Just as Roosevelt took the “back door to war” in 1941, inching ever closer to full engagement with the enemy but not so fast as to startle the American people, so Obama is taking the back door to regime change in Syria, easing us into it slowly – until the next “traumatic” event catalyzes a new wave of war hysteria that will take us up to the next level.
This is what Hillary Clinton fought for during her tenure at the State Department: together with David Petraeus, the two of them plotted and schemed to use the Syrian rebels as a battering ram against Bashar al-Assad – and, standing behind him, Iran.
So they’re getting their Syrian war anyway: the War Party, always a sore loser, never takes a defeat lying down.

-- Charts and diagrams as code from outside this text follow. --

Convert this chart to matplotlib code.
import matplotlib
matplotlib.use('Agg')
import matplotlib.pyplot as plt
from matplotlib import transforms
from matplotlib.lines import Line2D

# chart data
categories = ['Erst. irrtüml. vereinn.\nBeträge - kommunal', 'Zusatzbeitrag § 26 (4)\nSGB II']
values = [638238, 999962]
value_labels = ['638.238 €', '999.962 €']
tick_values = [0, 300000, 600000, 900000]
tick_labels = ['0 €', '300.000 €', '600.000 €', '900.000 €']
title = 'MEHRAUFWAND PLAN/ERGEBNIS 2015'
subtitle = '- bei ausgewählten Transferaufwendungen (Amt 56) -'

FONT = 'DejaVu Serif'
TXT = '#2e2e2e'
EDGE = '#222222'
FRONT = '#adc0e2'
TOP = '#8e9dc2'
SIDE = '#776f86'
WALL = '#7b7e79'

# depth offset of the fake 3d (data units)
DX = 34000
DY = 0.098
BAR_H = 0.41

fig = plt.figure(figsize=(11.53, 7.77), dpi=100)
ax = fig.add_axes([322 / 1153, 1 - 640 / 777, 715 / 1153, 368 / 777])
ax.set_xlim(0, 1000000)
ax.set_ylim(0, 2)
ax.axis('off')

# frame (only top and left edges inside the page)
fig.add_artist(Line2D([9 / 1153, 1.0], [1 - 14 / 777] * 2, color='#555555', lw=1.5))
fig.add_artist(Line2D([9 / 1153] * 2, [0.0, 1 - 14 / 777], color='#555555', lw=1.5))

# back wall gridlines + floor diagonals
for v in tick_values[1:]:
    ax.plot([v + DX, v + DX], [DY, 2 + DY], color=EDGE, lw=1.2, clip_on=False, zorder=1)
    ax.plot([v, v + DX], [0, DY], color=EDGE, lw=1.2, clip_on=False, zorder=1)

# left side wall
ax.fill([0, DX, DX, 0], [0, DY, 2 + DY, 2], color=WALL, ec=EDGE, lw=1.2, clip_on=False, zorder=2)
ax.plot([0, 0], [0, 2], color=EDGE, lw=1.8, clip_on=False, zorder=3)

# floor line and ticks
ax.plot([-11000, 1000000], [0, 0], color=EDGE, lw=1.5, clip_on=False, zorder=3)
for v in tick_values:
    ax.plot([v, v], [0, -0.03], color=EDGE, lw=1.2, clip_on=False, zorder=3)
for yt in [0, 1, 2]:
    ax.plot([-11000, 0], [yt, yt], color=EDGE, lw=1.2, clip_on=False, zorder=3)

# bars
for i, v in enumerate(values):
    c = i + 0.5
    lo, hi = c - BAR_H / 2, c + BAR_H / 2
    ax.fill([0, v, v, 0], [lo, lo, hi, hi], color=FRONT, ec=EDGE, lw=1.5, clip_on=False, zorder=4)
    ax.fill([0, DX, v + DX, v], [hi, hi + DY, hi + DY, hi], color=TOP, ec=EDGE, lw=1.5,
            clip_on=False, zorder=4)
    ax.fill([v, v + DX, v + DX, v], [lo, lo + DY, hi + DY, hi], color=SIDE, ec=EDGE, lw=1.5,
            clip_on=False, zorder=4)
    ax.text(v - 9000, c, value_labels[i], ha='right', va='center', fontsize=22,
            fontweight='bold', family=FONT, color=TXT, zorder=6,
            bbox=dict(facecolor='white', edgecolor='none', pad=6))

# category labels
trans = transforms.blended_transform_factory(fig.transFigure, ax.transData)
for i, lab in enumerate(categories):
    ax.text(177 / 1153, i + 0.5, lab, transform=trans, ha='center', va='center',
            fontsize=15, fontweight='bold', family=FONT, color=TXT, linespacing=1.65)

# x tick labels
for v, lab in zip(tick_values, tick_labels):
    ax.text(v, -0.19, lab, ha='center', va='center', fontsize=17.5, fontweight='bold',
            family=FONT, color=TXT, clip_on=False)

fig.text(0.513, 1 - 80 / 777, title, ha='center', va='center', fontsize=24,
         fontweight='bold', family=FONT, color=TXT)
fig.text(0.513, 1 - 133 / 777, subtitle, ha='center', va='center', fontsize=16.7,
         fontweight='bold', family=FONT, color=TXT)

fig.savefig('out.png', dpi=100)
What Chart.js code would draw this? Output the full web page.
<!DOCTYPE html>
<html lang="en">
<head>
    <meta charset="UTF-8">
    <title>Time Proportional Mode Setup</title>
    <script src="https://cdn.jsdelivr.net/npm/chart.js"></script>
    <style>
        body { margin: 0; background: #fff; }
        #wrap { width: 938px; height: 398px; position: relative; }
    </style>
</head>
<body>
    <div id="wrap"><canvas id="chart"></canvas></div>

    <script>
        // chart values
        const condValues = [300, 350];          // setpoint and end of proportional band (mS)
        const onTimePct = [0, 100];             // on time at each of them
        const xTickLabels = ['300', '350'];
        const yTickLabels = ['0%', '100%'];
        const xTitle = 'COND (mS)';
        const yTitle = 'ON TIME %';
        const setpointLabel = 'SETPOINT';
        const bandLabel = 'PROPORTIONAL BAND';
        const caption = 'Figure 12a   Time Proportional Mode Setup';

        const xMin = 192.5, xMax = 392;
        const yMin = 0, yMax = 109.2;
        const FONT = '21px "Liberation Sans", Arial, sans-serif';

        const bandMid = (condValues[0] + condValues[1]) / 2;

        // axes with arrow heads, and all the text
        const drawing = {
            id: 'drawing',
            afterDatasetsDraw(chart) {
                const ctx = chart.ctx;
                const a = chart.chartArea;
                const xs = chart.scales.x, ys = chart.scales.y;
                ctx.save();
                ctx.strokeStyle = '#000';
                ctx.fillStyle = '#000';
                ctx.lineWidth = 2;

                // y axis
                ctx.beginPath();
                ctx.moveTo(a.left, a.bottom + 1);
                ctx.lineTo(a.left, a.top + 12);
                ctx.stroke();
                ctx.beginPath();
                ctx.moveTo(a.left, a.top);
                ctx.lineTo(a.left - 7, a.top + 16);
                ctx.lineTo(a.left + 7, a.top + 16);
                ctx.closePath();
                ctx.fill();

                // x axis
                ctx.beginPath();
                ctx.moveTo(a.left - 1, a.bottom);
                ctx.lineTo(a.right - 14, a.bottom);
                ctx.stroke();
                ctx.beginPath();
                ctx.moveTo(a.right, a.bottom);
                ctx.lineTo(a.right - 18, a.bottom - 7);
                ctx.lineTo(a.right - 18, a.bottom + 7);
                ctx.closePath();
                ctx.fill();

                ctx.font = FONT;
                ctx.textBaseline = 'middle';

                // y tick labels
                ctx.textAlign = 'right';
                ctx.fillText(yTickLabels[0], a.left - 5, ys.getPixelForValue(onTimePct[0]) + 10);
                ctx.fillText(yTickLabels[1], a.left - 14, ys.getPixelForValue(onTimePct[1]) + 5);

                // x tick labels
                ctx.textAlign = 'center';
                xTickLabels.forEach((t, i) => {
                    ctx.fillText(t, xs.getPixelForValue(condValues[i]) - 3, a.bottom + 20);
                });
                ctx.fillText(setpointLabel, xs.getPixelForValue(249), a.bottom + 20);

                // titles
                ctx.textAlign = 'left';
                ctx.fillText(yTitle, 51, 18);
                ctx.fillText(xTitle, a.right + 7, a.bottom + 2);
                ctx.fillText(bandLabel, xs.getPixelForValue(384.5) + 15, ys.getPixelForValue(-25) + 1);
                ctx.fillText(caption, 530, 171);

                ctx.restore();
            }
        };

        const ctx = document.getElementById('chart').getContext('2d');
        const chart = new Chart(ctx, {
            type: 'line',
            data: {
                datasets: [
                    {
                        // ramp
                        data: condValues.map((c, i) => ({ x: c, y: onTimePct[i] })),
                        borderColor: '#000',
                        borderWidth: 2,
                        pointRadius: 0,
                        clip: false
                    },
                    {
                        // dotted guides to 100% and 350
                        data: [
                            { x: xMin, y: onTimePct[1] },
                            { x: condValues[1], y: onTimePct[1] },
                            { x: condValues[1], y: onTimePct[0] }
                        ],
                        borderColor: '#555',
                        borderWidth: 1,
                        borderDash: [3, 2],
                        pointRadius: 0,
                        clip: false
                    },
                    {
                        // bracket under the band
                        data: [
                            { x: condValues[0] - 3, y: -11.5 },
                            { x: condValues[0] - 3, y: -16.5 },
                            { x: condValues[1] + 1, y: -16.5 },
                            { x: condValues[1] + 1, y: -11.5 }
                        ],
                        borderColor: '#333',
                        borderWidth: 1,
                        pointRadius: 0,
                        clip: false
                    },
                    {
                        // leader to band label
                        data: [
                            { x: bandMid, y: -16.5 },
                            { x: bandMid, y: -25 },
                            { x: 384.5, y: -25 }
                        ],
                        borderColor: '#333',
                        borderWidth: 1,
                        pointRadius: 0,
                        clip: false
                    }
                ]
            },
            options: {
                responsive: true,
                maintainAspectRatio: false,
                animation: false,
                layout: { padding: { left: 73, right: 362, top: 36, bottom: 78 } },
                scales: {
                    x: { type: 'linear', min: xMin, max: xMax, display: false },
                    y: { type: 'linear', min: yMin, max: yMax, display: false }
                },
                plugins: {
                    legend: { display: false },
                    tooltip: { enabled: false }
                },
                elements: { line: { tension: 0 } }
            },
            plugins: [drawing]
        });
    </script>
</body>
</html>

In undertaking this new military adventure – which will no doubt be given some pretentious moniker: might I suggest “Operation Doubletalk”? – President Obama is laying the groundwork for his presumed successor, who will pursue it with far more alacrity than he has shown.
The Islamic State is merely a pretext: the real objective of Operation Doubletalk is regime change in Syria and minimizing Iranian influence in the region. As ISIL seeks to fill the power vacuum left by the destruction of the Iraqi Ba’athist regime, America’s re-entry into the region marks the beginning of Iraq War III – which looks to be an expanded version of the first two conflicts.
Now the matter goes to Congress – or does it? They don’t seem too eager to put their imprimatur on this war, for reasons that are perfectly understandable. And that should tell you all you need to know about this latest US crusade for truth, justice, and the American Way.
The whole project stinks to high heaven; it literally reeks with the overripe aroma of failure, and no one in Congress wants to touch it with a ten-foot pole. Our war birds may be crowing triumphantly now, but I give it a few weeks before the reaction sets in and they’re drowned out by questions about just what we’ve gotten ourselves into this time.